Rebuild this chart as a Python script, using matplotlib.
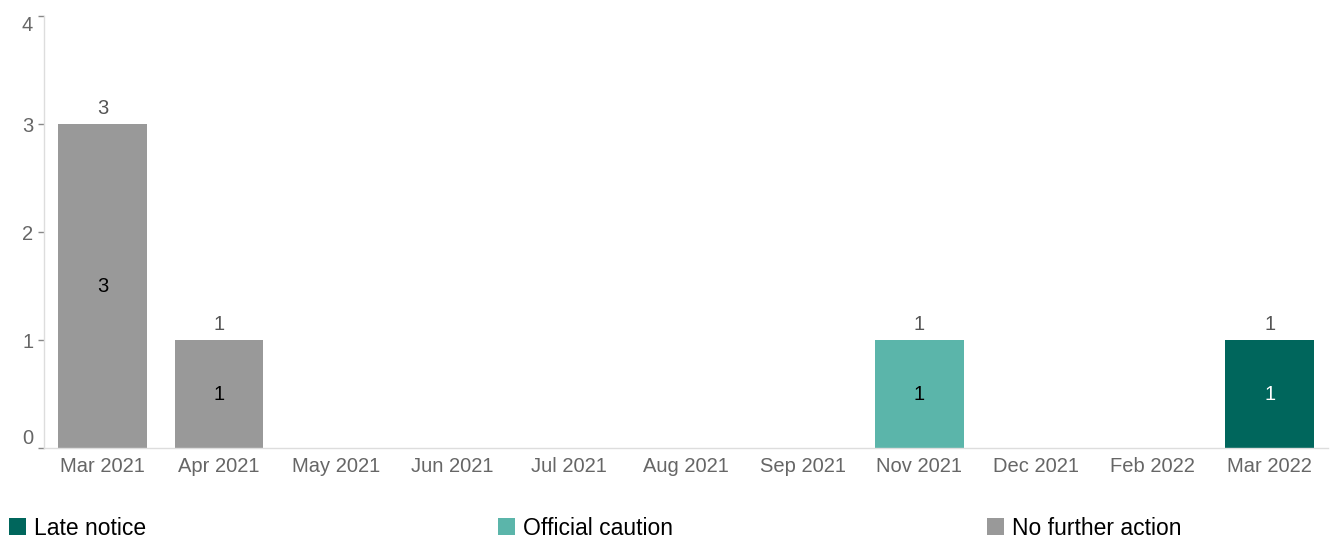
import numpy as np
import matplotlib
matplotlib.use("Agg")
import matplotlib.pyplot as plt
from matplotlib.patches import Patch

plt.rcParams["font.family"] = ["Liberation Sans", "DejaVu Sans"]

months = ["Mar 2021", "Apr 2021", "May 2021", "Jun 2021", "Jul 2021", "Aug 2021",
          "Sep 2021", "Nov 2021", "Dec 2021", "Feb 2022", "Mar 2022"]
late_notice = [0, 0, 0, 0, 0, 0, 0, 0, 0, 0, 1]
official_caution = [0, 0, 0, 0, 0, 0, 0, 1, 0, 0, 0]
no_further_action = [3, 1, 0, 0, 0, 0, 0, 0, 0, 0, 0]

series = [
    ("Late notice", late_notice, "#00665C", "white"),
    ("Official caution", official_caution, "#5BB5AA", "black"),
    ("No further action", no_further_action, "#999999", "black"),
]

fig = plt.figure(figsize=(13.3, 5.39), dpi=100)
ax = fig.add_axes([44 / 1330, 91 / 539, 1284 / 1330, 432 / 539])

x = np.arange(len(months))
bottom = np.zeros(len(months))
for name, vals, color, txt in series:
    vals = np.array(vals, dtype=float)
    ax.bar(x, vals, 0.76, bottom=bottom, color=color, label=name)
    for xi, v, b in zip(x, vals, bottom):
        if v > 0:
            ax.text(xi, b + v / 2, f"{int(v)}", ha="center", va="center",
                    fontsize=14.5, color=txt)
    bottom += vals

for xi, t in zip(x, bottom):
    if t > 0:
        ax.annotate(f"{int(t)}", (xi, t), xytext=(0, 4), textcoords="offset points",
                    ha="center", va="bottom", fontsize=14.5, color="#555555")

ax.set_xlim(-0.5, len(months) - 0.5)
ax.set_ylim(0, 4)
ax.set_yticks([0, 1, 2, 3, 4])
ax.set_xticks(x)
ax.set_xticklabels(months)
ax.tick_params(axis="x", length=0, pad=6.5, labelsize=14.5, labelcolor="#666666")
ax.tick_params(axis="y", length=4.3, width=1, color="#888888", pad=3.5,
               labelsize=14.5, labelcolor="#666666")
ylabels = ax.get_yticklabels()
ylabels[0].set_va("bottom")
ylabels[-1].set_va("top")
for s in ["top", "right"]:
    ax.spines[s].set_visible(False)
for s in ["left", "bottom"]:
    ax.spines[s].set_color("#dddddd")
    ax.spines[s].set_linewidth(1)

# legend entries laid out at fixed horizontal positions
for i, (name, vals, color, txt) in enumerate(series):
    fig.legend(handles=[Patch(facecolor=color, label=name)],
               loc="lower left", bbox_to_anchor=((4 + i * 489) / 1330, -0.010),
               frameon=False, fontsize=16.5, handlelength=0.78, handleheight=0.78,
               handletextpad=0.35, borderaxespad=0, borderpad=0.2)

fig.savefig("out.png", dpi=100)
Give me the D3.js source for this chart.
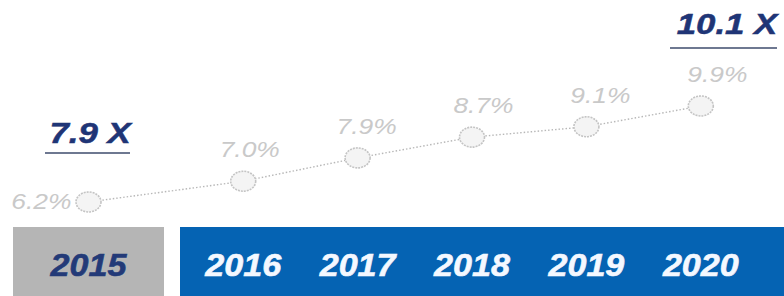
<!DOCTYPE html>
<html><head><meta charset="utf-8">
<script src="https://cdn.jsdelivr.net/npm/d3@7"></script>
<style>html,body{margin:0;padding:0;background:#fff;overflow:hidden}</style>
</head><body>
<svg id="chart" width="784" height="296"></svg>
<script>
const baseYear = [2015];
const forecastYears = [2016, 2017, 2018, 2019, 2020];
const years = baseYear.concat(forecastYears);
const growthPct = [6.2, 7.0, 7.9, 8.7, 9.1, 9.9];
const multipleYears = [2015, 2020];
const multipleValues = [7.9, 10.1];

const svg = d3.select("#chart");
const font = "'Liberation Sans', Arial, sans-serif";

const xBase = d3.scaleBand().domain(baseYear).range([13, 164]);
const xFc = d3.scaleBand().domain(forecastYears).range([186, 758]);
const xPos = y => (baseYear.includes(y) ? xBase(y) + xBase.bandwidth() / 2 : xFc(y) + xFc.bandwidth() / 2);
const yScale = d3.scaleLinear().domain([6.2, 9.9]).range([202, 106]);

// panels
svg.append("rect").attr("x", xBase.range()[0]).attr("y", 227).attr("width", xBase.range()[1] - xBase.range()[0]).attr("height", 69).attr("fill", "#b5b5b5");
svg.append("rect").attr("x", 180).attr("y", 227).attr("width", 604).attr("height", 69).attr("fill", "#0563b3");

// year labels
svg.selectAll("text.year").data(years).join("text")
  .attr("class", "year")
  .attr("transform", d => `translate(${xPos(d)},276) scale(1.1,1)`)
  .attr("text-anchor", "middle")
  .attr("font-family", font).attr("font-weight", "bold").attr("font-style", "italic")
  .attr("font-size", 31)
  .attr("fill", d => baseYear.includes(d) ? "#233a78" : "#f4f8ff")
  .attr("stroke", d => baseYear.includes(d) ? "#233a78" : "#f4f8ff").attr("stroke-width", 0.6)
  .text(d => d);

// dotted line
const pts = years.map((y, i) => [xPos(y), yScale(growthPct[i])]);
svg.append("path").attr("d", d3.line()(pts))
  .attr("fill", "none").attr("stroke", "#b8b8b8").attr("stroke-width", 1.4).attr("stroke-dasharray", "1.5,2");

// markers
svg.selectAll("ellipse").data(years).join("ellipse")
  .attr("cx", d => xPos(d)).attr("cy", (d, i) => yScale(growthPct[i]))
  .attr("rx", 12.5).attr("ry", 10)
  .attr("fill", "#f4f4f4").attr("stroke", "#c4c4c4").attr("stroke-width", 1.6).attr("stroke-dasharray", "2,1");

// percent labels
svg.selectAll("text.pct").data(years).join("text")
  .attr("class", "pct")
  .attr("transform", (d, i) => i === 0
      ? `translate(${xPos(d) - 17},${yScale(growthPct[i]) + 7}) scale(1.2,1)`
      : `translate(${xPos(d) + 4 + i * 2.5},${yScale(growthPct[i]) - 24}) scale(1.2,1)`)
  .attr("text-anchor", (d, i) => i === 0 ? "end" : "middle")
  .attr("font-family", font).attr("font-style", "italic").attr("font-size", 22)
  .attr("fill", "#c9c9c9")
  .text((d, i) => growthPct[i].toFixed(1) + "%");

// multiple annotations
const multPos = [{x: 90, y: 143, u: 153, x0: 45, x1: 130}, {x: 727, y: 34, u: 48, x0: 670, x1: 777}];
multipleValues.forEach((v, i) => {
  const p = multPos[i];
  svg.append("text")
    .attr("transform", `translate(${p.x},${p.y}) scale(1.2,1)`)
    .attr("text-anchor", "middle")
    .attr("font-family", font).attr("font-weight", "bold").attr("font-style", "italic")
    .attr("font-size", 29).attr("fill", "#1f3576")
    .attr("stroke", "#1f3576").attr("stroke-width", 0.5)
    .text(v.toFixed(1) + " X");
  svg.append("line").attr("x1", p.x0).attr("x2", p.x1).attr("y1", p.u).attr("y2", p.u)
    .attr("stroke", "#6e7891").attr("stroke-width", 2);
});
</script>
</body></html>
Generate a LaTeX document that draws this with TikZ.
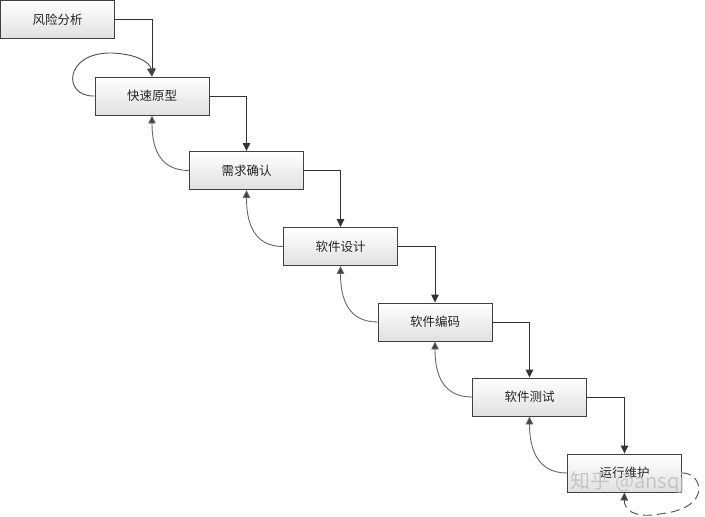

• **Problem to work on**
Transcribe every record above exactly as written, leaving out any pictures.

• **Exercise answer**
Rebuild this chart as a Python script, using matplotlib.
import numpy as np
import matplotlib
matplotlib.use("Agg")
import matplotlib.pyplot as plt
from matplotlib.patches import Patch

plt.rcParams["font.family"] = ["Liberation Sans", "DejaVu Sans"]

months = ["Mar 2021", "Apr 2021", "May 2021", "Jun 2021", "Jul 2021", "Aug 2021",
          "Sep 2021", "Nov 2021", "Dec 2021", "Feb 2022", "Mar 2022"]
late_notice = [0, 0, 0, 0, 0, 0, 0, 0, 0, 0, 1]
official_caution = [0, 0, 0, 0, 0, 0, 0, 1, 0, 0, 0]
no_further_action = [3, 1, 0, 0, 0, 0, 0, 0, 0, 0, 0]

series = [
    ("Late notice", late_notice, "#00665C", "white"),
    ("Official caution", official_caution, "#5BB5AA", "black"),
    ("No further action", no_further_action, "#999999", "black"),
]

fig = plt.figure(figsize=(13.3, 5.39), dpi=100)
ax = fig.add_axes([44 / 1330, 91 / 539, 1284 / 1330, 432 / 539])

x = np.arange(len(months))
bottom = np.zeros(len(months))
for name, vals, color, txt in series:
    vals = np.array(vals, dtype=float)
    ax.bar(x, vals, 0.76, bottom=bottom, color=color, label=name)
    for xi, v, b in zip(x, vals, bottom):
        if v > 0:
            ax.text(xi, b + v / 2, f"{int(v)}", ha="center", va="center",
                    fontsize=14.5, color=txt)
    bottom += vals

for xi, t in zip(x, bottom):
    if t > 0:
        ax.annotate(f"{int(t)}", (xi, t), xytext=(0, 4), textcoords="offset points",
                    ha="center", va="bottom", fontsize=14.5, color="#555555")

ax.set_xlim(-0.5, len(months) - 0.5)
ax.set_ylim(0, 4)
ax.set_yticks([0, 1, 2, 3, 4])
ax.set_xticks(x)
ax.set_xticklabels(months)
ax.tick_params(axis="x", length=0, pad=6.5, labelsize=14.5, labelcolor="#666666")
ax.tick_params(axis="y", length=4.3, width=1, color="#888888", pad=3.5,
               labelsize=14.5, labelcolor="#666666")
ylabels = ax.get_yticklabels()
ylabels[0].set_va("bottom")
ylabels[-1].set_va("top")
for s in ["top", "right"]:
    ax.spines[s].set_visible(False)
for s in ["left", "bottom"]:
    ax.spines[s].set_color("#dddddd")
    ax.spines[s].set_linewidth(1)

# legend entries laid out at fixed horizontal positions
for i, (name, vals, color, txt) in enumerate(series):
    fig.legend(handles=[Patch(facecolor=color, label=name)],
               loc="lower left", bbox_to_anchor=((4 + i * 489) / 1330, -0.010),
               frameon=False, fontsize=16.5, handlelength=0.78, handleheight=0.78,
               handletextpad=0.35, borderaxespad=0, borderpad=0.2)

fig.savefig("out.png", dpi=100)
Give me the D3.js source for this chart.
<!DOCTYPE html>
<html><head><meta charset="utf-8">
<script src="https://cdn.jsdelivr.net/npm/d3@7"></script>
<style>html,body{margin:0;padding:0;background:#fff;overflow:hidden}</style>
</head><body>
<svg id="chart" width="784" height="296"></svg>
<script>
const baseYear = [2015];
const forecastYears = [2016, 2017, 2018, 2019, 2020];
const years = baseYear.concat(forecastYears);
const growthPct = [6.2, 7.0, 7.9, 8.7, 9.1, 9.9];
const multipleYears = [2015, 2020];
const multipleValues = [7.9, 10.1];

const svg = d3.select("#chart");
const font = "'Liberation Sans', Arial, sans-serif";

const xBase = d3.scaleBand().domain(baseYear).range([13, 164]);
const xFc = d3.scaleBand().domain(forecastYears).range([186, 758]);
const xPos = y => (baseYear.includes(y) ? xBase(y) + xBase.bandwidth() / 2 : xFc(y) + xFc.bandwidth() / 2);
const yScale = d3.scaleLinear().domain([6.2, 9.9]).range([202, 106]);

// panels
svg.append("rect").attr("x", xBase.range()[0]).attr("y", 227).attr("width", xBase.range()[1] - xBase.range()[0]).attr("height", 69).attr("fill", "#b5b5b5");
svg.append("rect").attr("x", 180).attr("y", 227).attr("width", 604).attr("height", 69).attr("fill", "#0563b3");

// year labels
svg.selectAll("text.year").data(years).join("text")
  .attr("class", "year")
  .attr("transform", d => `translate(${xPos(d)},276) scale(1.1,1)`)
  .attr("text-anchor", "middle")
  .attr("font-family", font).attr("font-weight", "bold").attr("font-style", "italic")
  .attr("font-size", 31)
  .attr("fill", d => baseYear.includes(d) ? "#233a78" : "#f4f8ff")
  .attr("stroke", d => baseYear.includes(d) ? "#233a78" : "#f4f8ff").attr("stroke-width", 0.6)
  .text(d => d);

// dotted line
const pts = years.map((y, i) => [xPos(y), yScale(growthPct[i])]);
svg.append("path").attr("d", d3.line()(pts))
  .attr("fill", "none").attr("stroke", "#b8b8b8").attr("stroke-width", 1.4).attr("stroke-dasharray", "1.5,2");

// markers
svg.selectAll("ellipse").data(years).join("ellipse")
  .attr("cx", d => xPos(d)).attr("cy", (d, i) => yScale(growthPct[i]))
  .attr("rx", 12.5).attr("ry", 10)
  .attr("fill", "#f4f4f4").attr("stroke", "#c4c4c4").attr("stroke-width", 1.6).attr("stroke-dasharray", "2,1");

// percent labels
svg.selectAll("text.pct").data(years).join("text")
  .attr("class", "pct")
  .attr("transform", (d, i) => i === 0
      ? `translate(${xPos(d) - 17},${yScale(growthPct[i]) + 7}) scale(1.2,1)`
      : `translate(${xPos(d) + 4 + i * 2.5},${yScale(growthPct[i]) - 24}) scale(1.2,1)`)
  .attr("text-anchor", (d, i) => i === 0 ? "end" : "middle")
  .attr("font-family", font).attr("font-style", "italic").attr("font-size", 22)
  .attr("fill", "#c9c9c9")
  .text((d, i) => growthPct[i].toFixed(1) + "%");

// multiple annotations
const multPos = [{x: 90, y: 143, u: 153, x0: 45, x1: 130}, {x: 727, y: 34, u: 48, x0: 670, x1: 777}];
multipleValues.forEach((v, i) => {
  const p = multPos[i];
  svg.append("text")
    .attr("transform", `translate(${p.x},${p.y}) scale(1.2,1)`)
    .attr("text-anchor", "middle")
    .attr("font-family", font).attr("font-weight", "bold").attr("font-style", "italic")
    .attr("font-size", 29).attr("fill", "#1f3576")
    .attr("stroke", "#1f3576").attr("stroke-width", 0.5)
    .text(v.toFixed(1) + " X");
  svg.append("line").attr("x1", p.x0).attr("x2", p.x1).attr("y1", p.u).attr("y2", p.u)
    .attr("stroke", "#6e7891").attr("stroke-width", 2);
});
</script>
</body></html>
Generate a LaTeX document that draws this with TikZ.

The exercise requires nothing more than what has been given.